# Exercise details
Reproduce all of the data that follows, character for character.

# Data shown
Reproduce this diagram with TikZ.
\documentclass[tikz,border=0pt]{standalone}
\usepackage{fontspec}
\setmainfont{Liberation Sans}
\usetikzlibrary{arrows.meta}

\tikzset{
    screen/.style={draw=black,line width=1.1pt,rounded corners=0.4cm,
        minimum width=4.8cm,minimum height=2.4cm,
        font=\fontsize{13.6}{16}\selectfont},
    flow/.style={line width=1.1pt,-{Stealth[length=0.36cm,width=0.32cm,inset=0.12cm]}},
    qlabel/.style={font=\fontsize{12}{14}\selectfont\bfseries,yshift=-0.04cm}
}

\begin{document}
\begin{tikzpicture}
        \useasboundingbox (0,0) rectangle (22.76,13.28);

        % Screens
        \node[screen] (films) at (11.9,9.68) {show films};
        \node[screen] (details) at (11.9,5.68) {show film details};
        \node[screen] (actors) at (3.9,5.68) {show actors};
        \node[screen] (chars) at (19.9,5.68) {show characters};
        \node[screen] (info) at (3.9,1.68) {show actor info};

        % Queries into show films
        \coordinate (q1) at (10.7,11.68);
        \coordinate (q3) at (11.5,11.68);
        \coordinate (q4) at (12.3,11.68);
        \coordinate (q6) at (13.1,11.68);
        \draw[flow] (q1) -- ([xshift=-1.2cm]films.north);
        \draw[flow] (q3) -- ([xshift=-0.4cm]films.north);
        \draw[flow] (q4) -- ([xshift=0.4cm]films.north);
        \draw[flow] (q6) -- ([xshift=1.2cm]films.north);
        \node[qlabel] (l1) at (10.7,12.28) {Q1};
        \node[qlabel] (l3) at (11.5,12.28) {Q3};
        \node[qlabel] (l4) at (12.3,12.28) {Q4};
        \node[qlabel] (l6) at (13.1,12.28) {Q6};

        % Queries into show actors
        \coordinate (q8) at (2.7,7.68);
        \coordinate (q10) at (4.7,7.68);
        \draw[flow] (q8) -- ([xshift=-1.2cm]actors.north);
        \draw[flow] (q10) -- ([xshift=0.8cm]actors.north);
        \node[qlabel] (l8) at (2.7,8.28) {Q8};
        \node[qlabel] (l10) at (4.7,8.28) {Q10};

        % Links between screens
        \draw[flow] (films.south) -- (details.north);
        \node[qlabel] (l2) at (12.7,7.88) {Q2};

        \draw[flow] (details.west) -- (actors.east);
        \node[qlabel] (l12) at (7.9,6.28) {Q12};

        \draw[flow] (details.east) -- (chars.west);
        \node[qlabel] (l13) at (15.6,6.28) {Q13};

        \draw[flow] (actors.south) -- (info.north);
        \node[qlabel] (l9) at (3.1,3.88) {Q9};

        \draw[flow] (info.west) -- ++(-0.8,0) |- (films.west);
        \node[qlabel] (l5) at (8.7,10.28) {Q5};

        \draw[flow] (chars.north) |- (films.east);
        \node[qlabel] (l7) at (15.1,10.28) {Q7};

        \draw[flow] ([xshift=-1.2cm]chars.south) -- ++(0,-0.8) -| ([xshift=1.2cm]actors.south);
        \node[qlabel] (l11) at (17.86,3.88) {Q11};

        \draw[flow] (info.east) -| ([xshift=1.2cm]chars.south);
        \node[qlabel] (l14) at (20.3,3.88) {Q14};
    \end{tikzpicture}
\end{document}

# Expected answer
Reproduce this diagram with TikZ.
\documentclass[tikz,border=0pt]{standalone}
\usepackage{fontspec}
\setmainfont{Liberation Sans}
\usetikzlibrary{arrows.meta}

\tikzset{
    screen/.style={draw=black,line width=1.1pt,rounded corners=0.4cm,
        minimum width=4.8cm,minimum height=2.4cm,
        font=\fontsize{13.6}{16}\selectfont},
    flow/.style={line width=1.1pt,-{Stealth[length=0.36cm,width=0.32cm,inset=0.12cm]}},
    qlabel/.style={font=\fontsize{12}{14}\selectfont\bfseries,yshift=-0.04cm}
}

\begin{document}
\begin{tikzpicture}
        \useasboundingbox (0,0) rectangle (22.76,13.28);

        % Screens
        \node[screen] (films) at (11.9,9.68) {show films};
        \node[screen] (details) at (11.9,5.68) {show film details};
        \node[screen] (actors) at (3.9,5.68) {show actors};
        \node[screen] (chars) at (19.9,5.68) {show characters};
        \node[screen] (info) at (3.9,1.68) {show actor info};

        % Queries into show films
        \coordinate (q1) at (10.7,11.68);
        \coordinate (q3) at (11.5,11.68);
        \coordinate (q4) at (12.3,11.68);
        \coordinate (q6) at (13.1,11.68);
        \draw[flow] (q1) -- ([xshift=-1.2cm]films.north);
        \draw[flow] (q3) -- ([xshift=-0.4cm]films.north);
        \draw[flow] (q4) -- ([xshift=0.4cm]films.north);
        \draw[flow] (q6) -- ([xshift=1.2cm]films.north);
        \node[qlabel] (l1) at (10.7,12.28) {Q1};
        \node[qlabel] (l3) at (11.5,12.28) {Q3};
        \node[qlabel] (l4) at (12.3,12.28) {Q4};
        \node[qlabel] (l6) at (13.1,12.28) {Q6};

        % Queries into show actors
        \coordinate (q8) at (2.7,7.68);
        \coordinate (q10) at (4.7,7.68);
        \draw[flow] (q8) -- ([xshift=-1.2cm]actors.north);
        \draw[flow] (q10) -- ([xshift=0.8cm]actors.north);
        \node[qlabel] (l8) at (2.7,8.28) {Q8};
        \node[qlabel] (l10) at (4.7,8.28) {Q10};

        % Links between screens
        \draw[flow] (films.south) -- (details.north);
        \node[qlabel] (l2) at (12.7,7.88) {Q2};

        \draw[flow] (details.west) -- (actors.east);
        \node[qlabel] (l12) at (7.9,6.28) {Q12};

        \draw[flow] (details.east) -- (chars.west);
        \node[qlabel] (l13) at (15.6,6.28) {Q13};

        \draw[flow] (actors.south) -- (info.north);
        \node[qlabel] (l9) at (3.1,3.88) {Q9};

        \draw[flow] (info.west) -- ++(-0.8,0) |- (films.west);
        \node[qlabel] (l5) at (8.7,10.28) {Q5};

        \draw[flow] (chars.north) |- (films.east);
        \node[qlabel] (l7) at (15.1,10.28) {Q7};

        \draw[flow] ([xshift=-1.2cm]chars.south) -- ++(0,-0.8) -| ([xshift=1.2cm]actors.south);
        \node[qlabel] (l11) at (17.86,3.88) {Q11};

        \draw[flow] (info.east) -| ([xshift=1.2cm]chars.south);
        \node[qlabel] (l14) at (20.3,3.88) {Q14};
    \end{tikzpicture}
\end{document}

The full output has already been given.